The key target, from which all else flows, is doubling China’s GDP between 2010 and 2020. China’s economic growth was 9.3 percent in 2011, and will not be below 7.5 percent in 2012. Then 7 percent average annual growth until 2020 is necessary to achieve the goal in the 18th Party Congress Report. This is well below China’s actual historical growth, and even below China’s 7.5 percent target growth rate for the current Five-Year Plan(2011-2015). It is a realistic, rather conservative, assumption.
A moderately prosperous society however relates to GDP per capita, not total GDP. Moderately prosperous society is a specifically Chinese term, but to make international comparisons an appropriate benchmark is the World Bank’s category of High Income Economy (HIE). Only 1.1 billion people, or 16 percent of the world’s population, currently live in such economies.
China’s current annual population growth is 0.5 percent and likely to fall. Using an unfavorable assumption that population growth remains at 0.5 percent then, with 7 percent GDP growth, by 2020 China’s annual GDP per capita will be $8,500. This is 69 percent of the level necessary to qualify as an HIE. With the same trends China will become an HIE in 2026.
Therefore the economic projections made in the 18th Party Congress Report are highly realistic, and even slightly cautious. By international standards the time frame for China becoming a moderately prosperous society is about 15 years.
Within China the consequences would be gigantic. The pattern of consumption and living standards would be transformed in terms of quality of housing, quality of household goods, cars, holidays, requirements for health care, culture and entertainment. The results for the world would also be dramatic, since China’s 1.3 billion population is larger than the entire 1.1 billion living in existing high income economies.
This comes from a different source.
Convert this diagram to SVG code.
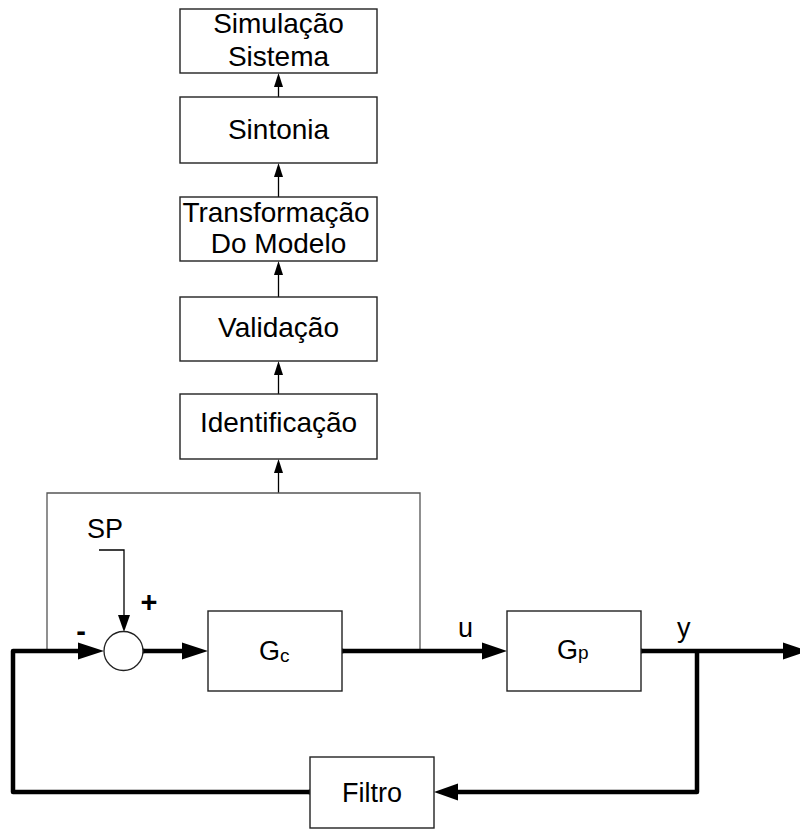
<svg xmlns="http://www.w3.org/2000/svg" width="800" height="830" viewBox="0 0 800 830">
  <style>
    .box { fill: #ffffff; stroke: #222222; stroke-width: 1.4; }
    .lbl { font-family: "Liberation Sans", Arial, sans-serif; font-size: 27px; fill: #000000; }
    .big { font-size: 28px; }
    .mid { text-anchor: middle; }
    .thin { fill: none; stroke: #000000; stroke-width: 1.3; }
    .grey { fill: none; stroke: #555555; stroke-width: 1.3; }
    .thick { fill: none; stroke: #000000; stroke-width: 4.5; stroke-linejoin: round; }
    .head { fill: #000000; }
    .sign { font-family: "Liberation Sans", Arial, sans-serif; font-weight: bold; font-size: 29px; fill: #000000; text-anchor: middle; }
  </style>

  <rect width="800" height="830" fill="#ffffff"/>

  <!-- connectors -->
  <g id="connectors">
    <!-- chain of processing steps (upward arrows) -->
    <line class="thin" x1="278.5" y1="97" x2="278.5" y2="85"/>
    <polygon class="head" points="278.5,73 274,87 283,87"/>
    <line class="thin" x1="278.5" y1="197" x2="278.5" y2="175"/>
    <polygon class="head" points="278.5,163 274,177 283,177"/>
    <line class="thin" x1="278.5" y1="297" x2="278.5" y2="273"/>
    <polygon class="head" points="278.5,261 274,275 283,275"/>
    <line class="thin" x1="278.5" y1="394" x2="278.5" y2="373"/>
    <polygon class="head" points="278.5,361 274,375 283,375"/>
    <line class="thin" x1="278.5" y1="493" x2="278.5" y2="471"/>
    <polygon class="head" points="278.5,459 274,473 283,473"/>

    <!-- data collection frame -->
    <polyline class="grey" points="47,651 47,493 420,493 420,651"/>

    <!-- setpoint input -->
    <polyline class="thin" points="99,550 124,550 124,620"/>
    <polygon class="head" points="124,632 118,615 130,615"/>

    <!-- main loop -->
    <polyline class="thick" points="310,792 13,792 13,651 82,651"/>
    <polygon class="head" points="104,651 78,642.5 78,659.5"/>
    <line class="thick" x1="143" y1="651" x2="186" y2="651"/>
    <polygon class="head" points="208,651 182,642.5 182,659.5"/>
    <line class="thick" x1="342" y1="651" x2="486" y2="651"/>
    <polygon class="head" points="507,651 482,642.5 482,659.5"/>
    <line class="thick" x1="641" y1="651" x2="787" y2="651"/>
    <polygon class="head" points="808,651 783,642.5 783,659.5"/>
    <polyline class="thick" points="697,651 697,792 455,792"/>
    <polygon class="head" points="434,792 458,783.5 458,800.5"/>

    <!-- connection dots -->
    <circle cx="143" cy="651" r="2.5" class="head"/>
    <circle cx="342" cy="651" r="2.5" class="head"/>
    <circle cx="641" cy="651" r="2.5" class="head"/>
    <circle cx="310" cy="792" r="2.5" class="head"/>
  </g>

  <!-- processing steps -->
  <g id="simulacao">
    <rect class="box" x="180" y="9" width="197" height="64"/>
    <text class="lbl big mid" x="278.5" y="33">Simulação</text>
    <text class="lbl big mid" x="278.5" y="66">Sistema</text>
  </g>
  <g id="sintonia">
    <rect class="box" x="180" y="97" width="197" height="66"/>
    <text class="lbl big mid" x="278.5" y="139">Sintonia</text>
  </g>
  <g id="transformacao">
    <rect class="box" x="180" y="197" width="197" height="64"/>
    <text class="lbl big mid" x="276" y="222">Transformação</text>
    <text class="lbl big mid" x="278.5" y="253">Do Modelo</text>
  </g>
  <g id="validacao">
    <rect class="box" x="180" y="297" width="197" height="64"/>
    <text class="lbl big mid" x="278.5" y="337">Validação</text>
  </g>
  <g id="identificacao">
    <rect class="box" x="180" y="394" width="197" height="65"/>
    <text class="lbl big mid" x="278.5" y="432">Identificação</text>
  </g>

  <!-- control loop -->
  <g id="setpoint">
    <text class="lbl" x="87" y="538">SP</text>
  </g>
  <g id="somador">
    <circle cx="123.5" cy="651" r="19.5" fill="#ffffff" stroke="#222222" stroke-width="1.3"/>
    <text class="sign" x="149" y="612">+</text>
    <text class="sign" x="81" y="641">-</text>
  </g>
  <g id="controlador">
    <rect class="box" x="208" y="611" width="134" height="80"/>
    <text class="lbl" x="259" y="660">G<tspan font-size="19" dy="2">c</tspan></text>
  </g>
  <g id="processo">
    <rect class="box" x="507" y="611" width="134" height="80"/>
    <text class="lbl" x="557" y="659">G<tspan font-size="19">p</tspan></text>
  </g>
  <g id="filtro">
    <rect class="box" x="310" y="757" width="124" height="71"/>
    <text class="lbl mid" x="372" y="802">Filtro</text>
  </g>

  <!-- signal labels -->
  <text class="lbl" x="458" y="637">u</text>
  <text class="lbl" x="677" y="637">y</text>
</svg>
It is rather astonishing to read some critiques of current economic projections in China in the media or on Weibo. For example a recent discussion argued it might take 40 years for China’s economy to become larger than the US, whereas the latest calculations by the OECD is this will occur in 2016. Equally, on the most realistic assumptions, China may become a high income economy in 12 and not 15 years.
If detailed criticism were to be made of the 18th Party Congress Report regarding economic policy it would therefore be that its projections are slightly conservative. But that is the correct way to formulate national policy.